Copy exactly the lines from the one containing "Output the component" through the one containing "import * as", both included, and leave out any pictures.

▶ _Source code of charts_:
===
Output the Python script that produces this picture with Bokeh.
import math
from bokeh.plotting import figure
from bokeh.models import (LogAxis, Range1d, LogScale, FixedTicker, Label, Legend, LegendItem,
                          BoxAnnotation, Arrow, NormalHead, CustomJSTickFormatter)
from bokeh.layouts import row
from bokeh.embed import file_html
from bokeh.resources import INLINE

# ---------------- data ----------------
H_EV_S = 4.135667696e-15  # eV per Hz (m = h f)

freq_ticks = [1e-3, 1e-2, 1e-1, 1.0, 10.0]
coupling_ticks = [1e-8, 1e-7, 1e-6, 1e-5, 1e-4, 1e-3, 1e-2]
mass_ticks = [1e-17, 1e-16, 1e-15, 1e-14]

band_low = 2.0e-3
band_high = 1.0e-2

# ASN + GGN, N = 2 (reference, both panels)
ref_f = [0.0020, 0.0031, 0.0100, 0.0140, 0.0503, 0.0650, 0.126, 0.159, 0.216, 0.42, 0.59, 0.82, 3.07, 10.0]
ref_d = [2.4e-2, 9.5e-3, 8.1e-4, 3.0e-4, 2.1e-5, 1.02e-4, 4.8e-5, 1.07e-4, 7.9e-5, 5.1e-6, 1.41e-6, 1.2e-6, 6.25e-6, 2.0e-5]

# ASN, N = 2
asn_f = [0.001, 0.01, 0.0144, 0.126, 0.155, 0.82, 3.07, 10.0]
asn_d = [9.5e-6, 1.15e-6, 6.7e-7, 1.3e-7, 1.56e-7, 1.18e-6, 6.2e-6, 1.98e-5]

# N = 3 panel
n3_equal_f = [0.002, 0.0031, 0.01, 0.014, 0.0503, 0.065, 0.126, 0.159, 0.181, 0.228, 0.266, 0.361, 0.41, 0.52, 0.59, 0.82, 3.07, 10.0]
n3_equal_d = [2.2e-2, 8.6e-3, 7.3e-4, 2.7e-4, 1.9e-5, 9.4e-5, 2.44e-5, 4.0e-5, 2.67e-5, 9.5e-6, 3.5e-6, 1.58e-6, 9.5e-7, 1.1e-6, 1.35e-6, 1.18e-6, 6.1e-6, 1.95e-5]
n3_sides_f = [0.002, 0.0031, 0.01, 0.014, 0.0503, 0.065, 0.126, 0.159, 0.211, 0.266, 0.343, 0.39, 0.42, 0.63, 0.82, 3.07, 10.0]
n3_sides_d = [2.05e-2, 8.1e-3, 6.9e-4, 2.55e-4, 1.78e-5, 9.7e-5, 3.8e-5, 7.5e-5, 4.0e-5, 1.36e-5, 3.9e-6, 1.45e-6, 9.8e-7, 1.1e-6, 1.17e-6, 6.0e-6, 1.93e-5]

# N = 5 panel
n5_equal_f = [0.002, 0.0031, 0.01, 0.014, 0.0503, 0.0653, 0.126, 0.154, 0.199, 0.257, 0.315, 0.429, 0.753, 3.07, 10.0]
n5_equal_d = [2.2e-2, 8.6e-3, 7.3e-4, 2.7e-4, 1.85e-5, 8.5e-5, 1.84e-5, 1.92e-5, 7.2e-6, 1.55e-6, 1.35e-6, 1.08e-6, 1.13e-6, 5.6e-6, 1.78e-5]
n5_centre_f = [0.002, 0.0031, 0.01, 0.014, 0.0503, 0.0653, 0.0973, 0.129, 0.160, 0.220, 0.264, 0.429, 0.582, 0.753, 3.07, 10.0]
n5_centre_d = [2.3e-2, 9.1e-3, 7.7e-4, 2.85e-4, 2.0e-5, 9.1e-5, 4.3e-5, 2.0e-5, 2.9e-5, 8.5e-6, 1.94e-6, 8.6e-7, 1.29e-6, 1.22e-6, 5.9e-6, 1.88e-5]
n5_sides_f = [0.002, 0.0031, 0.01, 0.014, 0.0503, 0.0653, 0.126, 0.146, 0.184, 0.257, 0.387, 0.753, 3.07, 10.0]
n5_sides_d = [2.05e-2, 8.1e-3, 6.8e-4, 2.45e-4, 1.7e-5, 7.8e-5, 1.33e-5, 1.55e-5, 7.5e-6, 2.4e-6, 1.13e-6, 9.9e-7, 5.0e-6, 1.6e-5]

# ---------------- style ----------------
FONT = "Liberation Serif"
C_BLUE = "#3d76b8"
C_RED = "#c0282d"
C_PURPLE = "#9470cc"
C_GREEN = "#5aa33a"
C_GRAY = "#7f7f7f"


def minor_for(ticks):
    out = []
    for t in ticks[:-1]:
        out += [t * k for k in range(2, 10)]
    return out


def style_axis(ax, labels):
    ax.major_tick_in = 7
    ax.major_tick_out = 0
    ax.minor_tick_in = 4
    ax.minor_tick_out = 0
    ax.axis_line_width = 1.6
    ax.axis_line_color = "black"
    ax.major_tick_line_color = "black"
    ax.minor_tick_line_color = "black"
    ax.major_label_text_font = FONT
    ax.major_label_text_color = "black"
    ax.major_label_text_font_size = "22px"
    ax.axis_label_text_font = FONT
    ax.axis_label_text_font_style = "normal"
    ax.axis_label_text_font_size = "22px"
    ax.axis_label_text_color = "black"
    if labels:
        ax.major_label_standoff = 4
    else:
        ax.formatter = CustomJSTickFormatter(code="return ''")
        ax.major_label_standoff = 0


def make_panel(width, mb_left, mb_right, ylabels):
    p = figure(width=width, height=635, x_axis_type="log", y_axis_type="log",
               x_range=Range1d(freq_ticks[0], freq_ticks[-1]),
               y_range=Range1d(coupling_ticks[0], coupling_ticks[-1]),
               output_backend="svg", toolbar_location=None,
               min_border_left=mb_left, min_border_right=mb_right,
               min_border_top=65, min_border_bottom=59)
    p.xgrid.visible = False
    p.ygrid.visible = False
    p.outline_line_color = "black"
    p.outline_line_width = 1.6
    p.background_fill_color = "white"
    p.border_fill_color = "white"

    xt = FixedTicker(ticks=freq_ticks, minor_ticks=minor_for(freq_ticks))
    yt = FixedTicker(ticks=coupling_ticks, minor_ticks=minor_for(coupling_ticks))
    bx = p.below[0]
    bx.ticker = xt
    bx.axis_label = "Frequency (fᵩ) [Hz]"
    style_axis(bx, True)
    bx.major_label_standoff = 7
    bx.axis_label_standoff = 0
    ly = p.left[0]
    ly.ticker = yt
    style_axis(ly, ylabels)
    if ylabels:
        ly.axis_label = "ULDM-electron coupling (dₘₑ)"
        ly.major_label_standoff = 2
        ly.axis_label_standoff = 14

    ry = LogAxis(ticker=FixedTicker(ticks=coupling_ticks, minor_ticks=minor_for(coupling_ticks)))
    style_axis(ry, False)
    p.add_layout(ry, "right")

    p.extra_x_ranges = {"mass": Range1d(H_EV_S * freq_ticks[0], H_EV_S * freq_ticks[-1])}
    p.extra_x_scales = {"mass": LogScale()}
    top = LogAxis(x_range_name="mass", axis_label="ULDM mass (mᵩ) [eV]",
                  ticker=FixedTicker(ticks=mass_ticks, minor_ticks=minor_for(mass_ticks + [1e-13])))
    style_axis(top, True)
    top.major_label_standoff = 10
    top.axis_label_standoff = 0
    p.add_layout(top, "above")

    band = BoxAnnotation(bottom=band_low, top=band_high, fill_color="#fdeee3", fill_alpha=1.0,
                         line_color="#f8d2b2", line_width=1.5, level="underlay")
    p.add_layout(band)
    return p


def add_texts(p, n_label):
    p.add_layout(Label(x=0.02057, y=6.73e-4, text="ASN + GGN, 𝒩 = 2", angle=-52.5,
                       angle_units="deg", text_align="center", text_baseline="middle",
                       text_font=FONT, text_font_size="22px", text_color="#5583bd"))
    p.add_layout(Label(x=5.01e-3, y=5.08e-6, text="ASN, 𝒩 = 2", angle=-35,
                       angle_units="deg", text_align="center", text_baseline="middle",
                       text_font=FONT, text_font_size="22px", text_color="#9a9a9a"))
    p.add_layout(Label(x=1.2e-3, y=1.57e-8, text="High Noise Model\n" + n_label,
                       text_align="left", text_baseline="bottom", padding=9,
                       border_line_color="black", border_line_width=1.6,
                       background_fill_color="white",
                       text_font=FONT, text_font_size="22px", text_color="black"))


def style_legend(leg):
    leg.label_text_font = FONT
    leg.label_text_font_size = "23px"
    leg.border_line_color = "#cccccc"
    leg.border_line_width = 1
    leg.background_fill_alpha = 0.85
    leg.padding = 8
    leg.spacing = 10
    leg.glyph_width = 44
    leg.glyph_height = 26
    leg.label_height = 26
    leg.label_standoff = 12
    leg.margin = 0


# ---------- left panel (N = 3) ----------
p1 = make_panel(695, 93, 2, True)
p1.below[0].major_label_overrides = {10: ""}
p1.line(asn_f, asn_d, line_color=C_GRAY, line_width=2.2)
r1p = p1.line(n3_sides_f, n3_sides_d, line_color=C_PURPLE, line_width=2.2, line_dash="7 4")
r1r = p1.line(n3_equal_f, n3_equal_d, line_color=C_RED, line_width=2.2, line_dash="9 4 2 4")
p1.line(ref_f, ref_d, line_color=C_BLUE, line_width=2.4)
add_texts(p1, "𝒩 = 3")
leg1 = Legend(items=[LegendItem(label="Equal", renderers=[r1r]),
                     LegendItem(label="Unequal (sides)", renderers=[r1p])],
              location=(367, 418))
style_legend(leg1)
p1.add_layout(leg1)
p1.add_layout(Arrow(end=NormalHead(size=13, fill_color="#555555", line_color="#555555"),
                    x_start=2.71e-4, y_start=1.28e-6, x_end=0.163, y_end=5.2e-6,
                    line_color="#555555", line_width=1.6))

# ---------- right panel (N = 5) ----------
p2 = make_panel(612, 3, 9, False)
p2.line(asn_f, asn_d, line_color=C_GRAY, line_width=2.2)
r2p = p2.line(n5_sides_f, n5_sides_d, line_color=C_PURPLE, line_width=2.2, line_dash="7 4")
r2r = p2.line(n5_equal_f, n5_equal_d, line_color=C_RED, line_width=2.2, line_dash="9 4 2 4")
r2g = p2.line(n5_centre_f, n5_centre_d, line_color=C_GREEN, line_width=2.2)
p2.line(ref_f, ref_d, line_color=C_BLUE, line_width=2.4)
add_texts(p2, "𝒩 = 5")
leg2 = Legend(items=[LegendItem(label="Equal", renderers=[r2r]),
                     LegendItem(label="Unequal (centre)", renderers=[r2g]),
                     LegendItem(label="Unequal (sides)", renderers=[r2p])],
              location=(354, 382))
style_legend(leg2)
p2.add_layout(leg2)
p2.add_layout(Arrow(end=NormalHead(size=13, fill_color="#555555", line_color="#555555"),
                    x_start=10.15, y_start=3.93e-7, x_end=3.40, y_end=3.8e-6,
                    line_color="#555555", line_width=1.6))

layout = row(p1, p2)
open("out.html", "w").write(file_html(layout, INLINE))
===
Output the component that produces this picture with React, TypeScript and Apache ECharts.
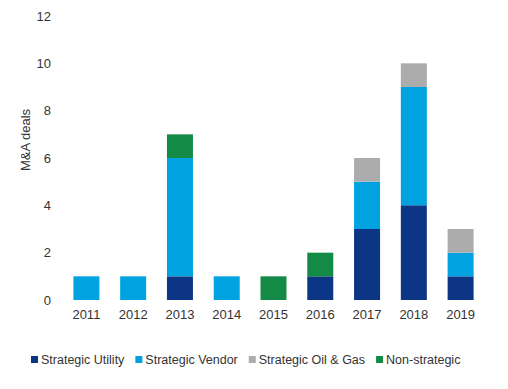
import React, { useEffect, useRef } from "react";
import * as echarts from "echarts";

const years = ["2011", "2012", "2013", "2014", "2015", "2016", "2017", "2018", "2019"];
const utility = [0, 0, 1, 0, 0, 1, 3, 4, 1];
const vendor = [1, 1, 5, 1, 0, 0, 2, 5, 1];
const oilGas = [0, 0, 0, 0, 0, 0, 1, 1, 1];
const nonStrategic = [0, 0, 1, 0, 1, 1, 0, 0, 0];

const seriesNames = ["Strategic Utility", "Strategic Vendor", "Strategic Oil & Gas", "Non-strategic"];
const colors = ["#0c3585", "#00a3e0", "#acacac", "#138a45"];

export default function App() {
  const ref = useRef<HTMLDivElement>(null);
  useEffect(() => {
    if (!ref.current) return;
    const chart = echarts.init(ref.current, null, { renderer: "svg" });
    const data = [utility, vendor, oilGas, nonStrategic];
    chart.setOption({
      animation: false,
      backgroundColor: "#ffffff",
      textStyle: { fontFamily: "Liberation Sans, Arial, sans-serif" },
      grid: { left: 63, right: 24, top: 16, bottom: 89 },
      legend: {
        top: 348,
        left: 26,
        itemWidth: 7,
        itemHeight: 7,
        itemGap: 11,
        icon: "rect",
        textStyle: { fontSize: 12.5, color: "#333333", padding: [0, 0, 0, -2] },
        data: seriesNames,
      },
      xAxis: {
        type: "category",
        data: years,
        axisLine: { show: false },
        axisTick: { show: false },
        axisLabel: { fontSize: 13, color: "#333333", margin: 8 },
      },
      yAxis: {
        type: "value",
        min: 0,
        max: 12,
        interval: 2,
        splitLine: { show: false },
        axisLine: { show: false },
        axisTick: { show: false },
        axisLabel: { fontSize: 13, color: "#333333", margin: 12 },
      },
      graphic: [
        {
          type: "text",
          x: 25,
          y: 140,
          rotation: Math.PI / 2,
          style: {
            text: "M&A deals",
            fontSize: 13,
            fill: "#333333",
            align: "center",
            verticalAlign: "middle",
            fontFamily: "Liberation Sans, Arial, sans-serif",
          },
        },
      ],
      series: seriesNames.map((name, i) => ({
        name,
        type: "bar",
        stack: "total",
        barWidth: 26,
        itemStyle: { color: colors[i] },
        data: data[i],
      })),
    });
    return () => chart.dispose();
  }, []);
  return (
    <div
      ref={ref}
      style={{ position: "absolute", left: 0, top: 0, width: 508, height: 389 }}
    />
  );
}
===
▶ _EXPECTED ANSWER_:
Output the component that produces this picture with React, TypeScript and Apache ECharts.
import React, { useEffect, useRef } from "react";
import * as echarts from "echarts";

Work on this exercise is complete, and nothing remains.